[Given task] Retype exactly what runs from the first line of the data to the line with "nile_cl = [5.1, 12.0, 10.4, 17.8]", keeping both of those lines and skipping pictures.

[Source excerpt]
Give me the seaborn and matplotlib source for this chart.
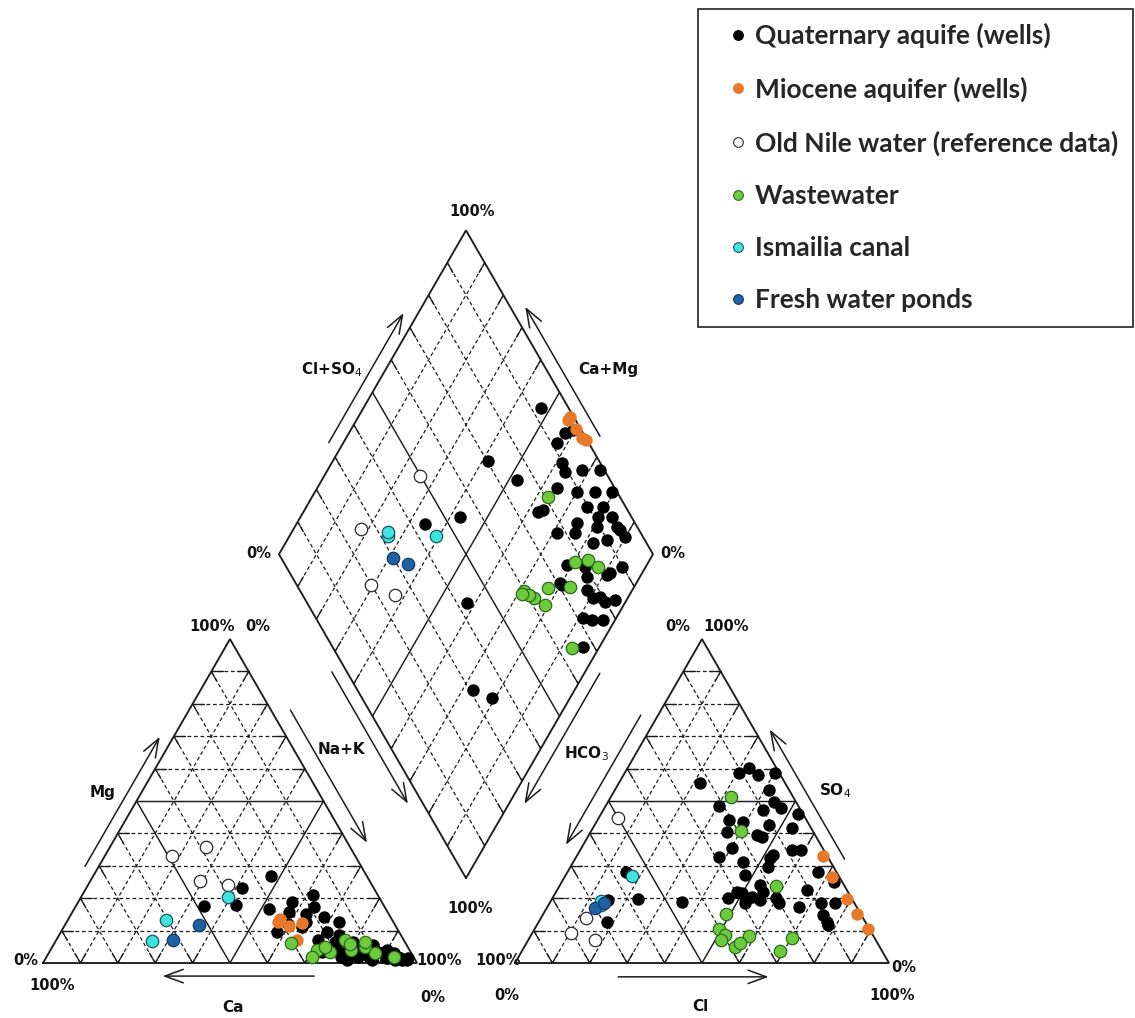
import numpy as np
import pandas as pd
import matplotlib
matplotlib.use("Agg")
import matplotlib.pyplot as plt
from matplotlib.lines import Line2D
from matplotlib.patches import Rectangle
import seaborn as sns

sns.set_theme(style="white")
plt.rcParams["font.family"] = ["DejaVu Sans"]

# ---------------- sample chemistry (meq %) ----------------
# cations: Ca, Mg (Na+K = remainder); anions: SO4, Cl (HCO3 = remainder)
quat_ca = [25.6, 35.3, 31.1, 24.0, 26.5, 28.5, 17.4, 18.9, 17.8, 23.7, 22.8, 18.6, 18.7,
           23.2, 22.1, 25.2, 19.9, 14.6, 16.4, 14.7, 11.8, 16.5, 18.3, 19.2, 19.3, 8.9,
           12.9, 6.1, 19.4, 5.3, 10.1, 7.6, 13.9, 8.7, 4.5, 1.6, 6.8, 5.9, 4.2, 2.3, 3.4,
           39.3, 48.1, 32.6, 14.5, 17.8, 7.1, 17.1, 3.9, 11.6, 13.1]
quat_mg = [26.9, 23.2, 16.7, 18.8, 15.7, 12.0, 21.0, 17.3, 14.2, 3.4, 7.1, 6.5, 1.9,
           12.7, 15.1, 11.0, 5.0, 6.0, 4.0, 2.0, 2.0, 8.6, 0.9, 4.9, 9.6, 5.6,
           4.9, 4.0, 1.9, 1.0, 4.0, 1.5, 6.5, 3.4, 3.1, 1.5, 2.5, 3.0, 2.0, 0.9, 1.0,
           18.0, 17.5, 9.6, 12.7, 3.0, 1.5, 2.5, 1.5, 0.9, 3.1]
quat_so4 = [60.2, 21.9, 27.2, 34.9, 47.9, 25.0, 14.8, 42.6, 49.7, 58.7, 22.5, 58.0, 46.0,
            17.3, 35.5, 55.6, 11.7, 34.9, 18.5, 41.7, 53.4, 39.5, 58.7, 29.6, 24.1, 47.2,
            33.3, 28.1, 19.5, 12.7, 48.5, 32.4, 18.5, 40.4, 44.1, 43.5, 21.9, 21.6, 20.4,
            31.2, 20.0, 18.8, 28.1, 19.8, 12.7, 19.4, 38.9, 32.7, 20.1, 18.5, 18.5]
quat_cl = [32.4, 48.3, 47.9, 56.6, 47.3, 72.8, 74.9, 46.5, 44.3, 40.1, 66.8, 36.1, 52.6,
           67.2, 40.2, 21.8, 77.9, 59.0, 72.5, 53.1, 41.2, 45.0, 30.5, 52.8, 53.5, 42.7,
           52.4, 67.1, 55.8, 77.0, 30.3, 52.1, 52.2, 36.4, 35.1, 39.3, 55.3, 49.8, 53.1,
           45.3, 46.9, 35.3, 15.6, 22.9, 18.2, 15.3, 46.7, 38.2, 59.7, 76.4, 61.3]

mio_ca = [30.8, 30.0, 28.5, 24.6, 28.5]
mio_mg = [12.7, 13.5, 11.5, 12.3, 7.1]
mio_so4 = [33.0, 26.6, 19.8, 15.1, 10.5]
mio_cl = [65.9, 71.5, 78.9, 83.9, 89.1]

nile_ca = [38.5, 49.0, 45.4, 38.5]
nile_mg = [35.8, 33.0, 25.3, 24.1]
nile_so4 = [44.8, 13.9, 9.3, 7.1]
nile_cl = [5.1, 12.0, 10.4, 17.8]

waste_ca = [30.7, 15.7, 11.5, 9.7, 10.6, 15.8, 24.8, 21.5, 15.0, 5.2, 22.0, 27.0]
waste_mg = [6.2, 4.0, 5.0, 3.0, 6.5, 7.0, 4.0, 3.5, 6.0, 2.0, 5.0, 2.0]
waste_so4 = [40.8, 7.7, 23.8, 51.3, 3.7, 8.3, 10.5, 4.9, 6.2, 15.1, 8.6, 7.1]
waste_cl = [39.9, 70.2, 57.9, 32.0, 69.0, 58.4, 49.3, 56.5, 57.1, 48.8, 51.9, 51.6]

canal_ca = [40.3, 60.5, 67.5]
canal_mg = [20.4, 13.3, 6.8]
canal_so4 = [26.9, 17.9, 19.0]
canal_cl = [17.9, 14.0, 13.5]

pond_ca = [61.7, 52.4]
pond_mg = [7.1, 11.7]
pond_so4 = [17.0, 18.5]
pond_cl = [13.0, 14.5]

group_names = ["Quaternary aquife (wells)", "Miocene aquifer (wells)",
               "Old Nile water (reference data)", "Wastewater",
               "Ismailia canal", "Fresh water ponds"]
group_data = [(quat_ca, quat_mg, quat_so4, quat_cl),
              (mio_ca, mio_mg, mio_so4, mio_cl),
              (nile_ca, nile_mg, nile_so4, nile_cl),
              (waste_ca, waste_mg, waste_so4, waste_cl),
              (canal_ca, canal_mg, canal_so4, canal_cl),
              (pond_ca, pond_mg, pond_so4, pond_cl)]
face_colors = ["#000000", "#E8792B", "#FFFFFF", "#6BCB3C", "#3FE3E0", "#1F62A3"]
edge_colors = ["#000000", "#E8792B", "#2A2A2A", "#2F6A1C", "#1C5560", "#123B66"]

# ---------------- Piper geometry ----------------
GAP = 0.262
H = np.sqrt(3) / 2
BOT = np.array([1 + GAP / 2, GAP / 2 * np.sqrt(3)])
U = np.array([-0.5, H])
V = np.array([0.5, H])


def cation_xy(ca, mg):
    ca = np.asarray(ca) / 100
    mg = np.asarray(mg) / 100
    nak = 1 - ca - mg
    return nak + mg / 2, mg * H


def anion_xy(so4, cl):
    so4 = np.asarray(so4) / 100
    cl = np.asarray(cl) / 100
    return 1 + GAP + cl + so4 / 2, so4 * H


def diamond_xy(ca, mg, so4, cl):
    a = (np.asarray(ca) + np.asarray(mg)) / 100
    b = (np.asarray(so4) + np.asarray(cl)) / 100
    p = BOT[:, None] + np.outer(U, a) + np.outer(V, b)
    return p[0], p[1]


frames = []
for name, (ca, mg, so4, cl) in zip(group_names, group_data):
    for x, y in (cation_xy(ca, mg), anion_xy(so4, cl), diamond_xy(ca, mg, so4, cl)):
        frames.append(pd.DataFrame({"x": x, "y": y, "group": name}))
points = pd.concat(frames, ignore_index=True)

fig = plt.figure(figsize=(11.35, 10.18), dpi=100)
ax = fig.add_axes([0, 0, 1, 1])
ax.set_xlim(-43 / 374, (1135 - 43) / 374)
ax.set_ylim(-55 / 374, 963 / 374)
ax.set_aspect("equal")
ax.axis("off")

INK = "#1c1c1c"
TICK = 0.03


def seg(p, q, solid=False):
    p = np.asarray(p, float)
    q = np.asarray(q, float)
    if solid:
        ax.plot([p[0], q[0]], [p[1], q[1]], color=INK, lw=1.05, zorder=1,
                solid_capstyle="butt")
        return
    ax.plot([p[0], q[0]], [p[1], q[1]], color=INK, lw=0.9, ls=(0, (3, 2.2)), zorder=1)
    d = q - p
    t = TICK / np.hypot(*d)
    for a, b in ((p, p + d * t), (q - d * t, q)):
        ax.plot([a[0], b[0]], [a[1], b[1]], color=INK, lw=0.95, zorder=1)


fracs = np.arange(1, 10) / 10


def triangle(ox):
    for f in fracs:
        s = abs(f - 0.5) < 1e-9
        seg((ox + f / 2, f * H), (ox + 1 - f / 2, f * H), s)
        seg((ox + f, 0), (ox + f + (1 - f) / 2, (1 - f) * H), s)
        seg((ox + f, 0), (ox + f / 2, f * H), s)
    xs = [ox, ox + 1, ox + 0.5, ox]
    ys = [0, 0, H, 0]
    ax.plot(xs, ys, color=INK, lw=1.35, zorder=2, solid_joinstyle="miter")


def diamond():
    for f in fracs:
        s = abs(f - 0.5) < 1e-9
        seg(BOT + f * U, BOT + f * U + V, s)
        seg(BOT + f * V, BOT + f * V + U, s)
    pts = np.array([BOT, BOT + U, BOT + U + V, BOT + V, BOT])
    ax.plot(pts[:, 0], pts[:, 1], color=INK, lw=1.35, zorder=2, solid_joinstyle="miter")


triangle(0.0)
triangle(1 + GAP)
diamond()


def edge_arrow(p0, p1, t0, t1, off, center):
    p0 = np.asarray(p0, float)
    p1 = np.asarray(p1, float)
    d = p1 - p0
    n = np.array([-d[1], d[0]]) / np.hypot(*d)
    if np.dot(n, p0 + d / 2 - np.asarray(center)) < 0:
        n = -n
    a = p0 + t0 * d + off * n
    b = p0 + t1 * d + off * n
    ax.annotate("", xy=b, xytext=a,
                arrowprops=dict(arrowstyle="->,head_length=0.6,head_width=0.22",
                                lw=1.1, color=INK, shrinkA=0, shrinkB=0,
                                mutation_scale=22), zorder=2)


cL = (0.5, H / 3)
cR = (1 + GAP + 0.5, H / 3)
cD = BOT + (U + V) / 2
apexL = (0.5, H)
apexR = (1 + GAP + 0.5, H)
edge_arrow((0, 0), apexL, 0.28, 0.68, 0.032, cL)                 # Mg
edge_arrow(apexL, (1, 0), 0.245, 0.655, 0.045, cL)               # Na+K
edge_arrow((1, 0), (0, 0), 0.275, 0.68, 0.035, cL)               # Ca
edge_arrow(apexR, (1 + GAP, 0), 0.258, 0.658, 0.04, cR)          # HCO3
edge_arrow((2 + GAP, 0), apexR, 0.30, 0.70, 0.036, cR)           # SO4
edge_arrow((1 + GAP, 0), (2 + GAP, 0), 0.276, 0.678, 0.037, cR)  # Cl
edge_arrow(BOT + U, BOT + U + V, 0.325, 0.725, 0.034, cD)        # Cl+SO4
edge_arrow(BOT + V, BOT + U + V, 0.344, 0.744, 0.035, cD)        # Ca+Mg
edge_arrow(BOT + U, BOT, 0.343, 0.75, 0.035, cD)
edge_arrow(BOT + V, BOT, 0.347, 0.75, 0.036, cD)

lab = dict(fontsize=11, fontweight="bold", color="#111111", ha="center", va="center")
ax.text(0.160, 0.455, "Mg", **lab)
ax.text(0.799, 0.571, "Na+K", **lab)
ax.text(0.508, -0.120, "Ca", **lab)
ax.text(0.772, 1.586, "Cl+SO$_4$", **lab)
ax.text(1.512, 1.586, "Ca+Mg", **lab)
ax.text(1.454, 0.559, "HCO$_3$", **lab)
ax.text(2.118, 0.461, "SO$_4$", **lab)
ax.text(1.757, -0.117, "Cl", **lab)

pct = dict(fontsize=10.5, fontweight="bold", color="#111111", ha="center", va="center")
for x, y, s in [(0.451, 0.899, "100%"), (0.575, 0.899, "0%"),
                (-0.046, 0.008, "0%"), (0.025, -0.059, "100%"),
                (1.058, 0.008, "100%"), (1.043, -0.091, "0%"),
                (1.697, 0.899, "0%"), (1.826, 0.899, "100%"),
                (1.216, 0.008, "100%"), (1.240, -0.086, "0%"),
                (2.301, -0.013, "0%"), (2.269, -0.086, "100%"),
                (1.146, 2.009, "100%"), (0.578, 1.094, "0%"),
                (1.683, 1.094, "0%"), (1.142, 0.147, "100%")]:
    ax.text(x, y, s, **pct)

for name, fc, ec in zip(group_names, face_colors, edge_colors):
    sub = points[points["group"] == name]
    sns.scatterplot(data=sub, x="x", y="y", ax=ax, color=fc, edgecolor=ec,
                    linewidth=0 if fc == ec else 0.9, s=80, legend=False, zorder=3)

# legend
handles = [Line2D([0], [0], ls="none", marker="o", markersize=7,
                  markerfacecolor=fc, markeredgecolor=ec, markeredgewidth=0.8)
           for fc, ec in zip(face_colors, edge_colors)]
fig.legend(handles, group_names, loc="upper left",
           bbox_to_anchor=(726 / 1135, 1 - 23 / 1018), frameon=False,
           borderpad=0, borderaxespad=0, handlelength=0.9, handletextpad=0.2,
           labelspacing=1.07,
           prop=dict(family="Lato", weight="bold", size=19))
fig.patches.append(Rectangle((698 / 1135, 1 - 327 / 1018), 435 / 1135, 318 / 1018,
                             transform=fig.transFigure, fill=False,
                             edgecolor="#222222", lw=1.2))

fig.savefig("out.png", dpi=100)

[Written answer]
Give me the seaborn and matplotlib source for this chart.
import numpy as np
import pandas as pd
import matplotlib
matplotlib.use("Agg")
import matplotlib.pyplot as plt
from matplotlib.lines import Line2D
from matplotlib.patches import Rectangle
import seaborn as sns

sns.set_theme(style="white")
plt.rcParams["font.family"] = ["DejaVu Sans"]

# ---------------- sample chemistry (meq %) ----------------
# cations: Ca, Mg (Na+K = remainder); anions: SO4, Cl (HCO3 = remainder)
quat_ca = [25.6, 35.3, 31.1, 24.0, 26.5, 28.5, 17.4, 18.9, 17.8, 23.7, 22.8, 18.6, 18.7,
           23.2, 22.1, 25.2, 19.9, 14.6, 16.4, 14.7, 11.8, 16.5, 18.3, 19.2, 19.3, 8.9,
           12.9, 6.1, 19.4, 5.3, 10.1, 7.6, 13.9, 8.7, 4.5, 1.6, 6.8, 5.9, 4.2, 2.3, 3.4,
           39.3, 48.1, 32.6, 14.5, 17.8, 7.1, 17.1, 3.9, 11.6, 13.1]
quat_mg = [26.9, 23.2, 16.7, 18.8, 15.7, 12.0, 21.0, 17.3, 14.2, 3.4, 7.1, 6.5, 1.9,
           12.7, 15.1, 11.0, 5.0, 6.0, 4.0, 2.0, 2.0, 8.6, 0.9, 4.9, 9.6, 5.6,
           4.9, 4.0, 1.9, 1.0, 4.0, 1.5, 6.5, 3.4, 3.1, 1.5, 2.5, 3.0, 2.0, 0.9, 1.0,
           18.0, 17.5, 9.6, 12.7, 3.0, 1.5, 2.5, 1.5, 0.9, 3.1]
quat_so4 = [60.2, 21.9, 27.2, 34.9, 47.9, 25.0, 14.8, 42.6, 49.7, 58.7, 22.5, 58.0, 46.0,
            17.3, 35.5, 55.6, 11.7, 34.9, 18.5, 41.7, 53.4, 39.5, 58.7, 29.6, 24.1, 47.2,
            33.3, 28.1, 19.5, 12.7, 48.5, 32.4, 18.5, 40.4, 44.1, 43.5, 21.9, 21.6, 20.4,
            31.2, 20.0, 18.8, 28.1, 19.8, 12.7, 19.4, 38.9, 32.7, 20.1, 18.5, 18.5]
quat_cl = [32.4, 48.3, 47.9, 56.6, 47.3, 72.8, 74.9, 46.5, 44.3, 40.1, 66.8, 36.1, 52.6,
           67.2, 40.2, 21.8, 77.9, 59.0, 72.5, 53.1, 41.2, 45.0, 30.5, 52.8, 53.5, 42.7,
           52.4, 67.1, 55.8, 77.0, 30.3, 52.1, 52.2, 36.4, 35.1, 39.3, 55.3, 49.8, 53.1,
           45.3, 46.9, 35.3, 15.6, 22.9, 18.2, 15.3, 46.7, 38.2, 59.7, 76.4, 61.3]

mio_ca = [30.8, 30.0, 28.5, 24.6, 28.5]
mio_mg = [12.7, 13.5, 11.5, 12.3, 7.1]
mio_so4 = [33.0, 26.6, 19.8, 15.1, 10.5]
mio_cl = [65.9, 71.5, 78.9, 83.9, 89.1]

nile_ca = [38.5, 49.0, 45.4, 38.5]
nile_mg = [35.8, 33.0, 25.3, 24.1]
nile_so4 = [44.8, 13.9, 9.3, 7.1]
nile_cl = [5.1, 12.0, 10.4, 17.8]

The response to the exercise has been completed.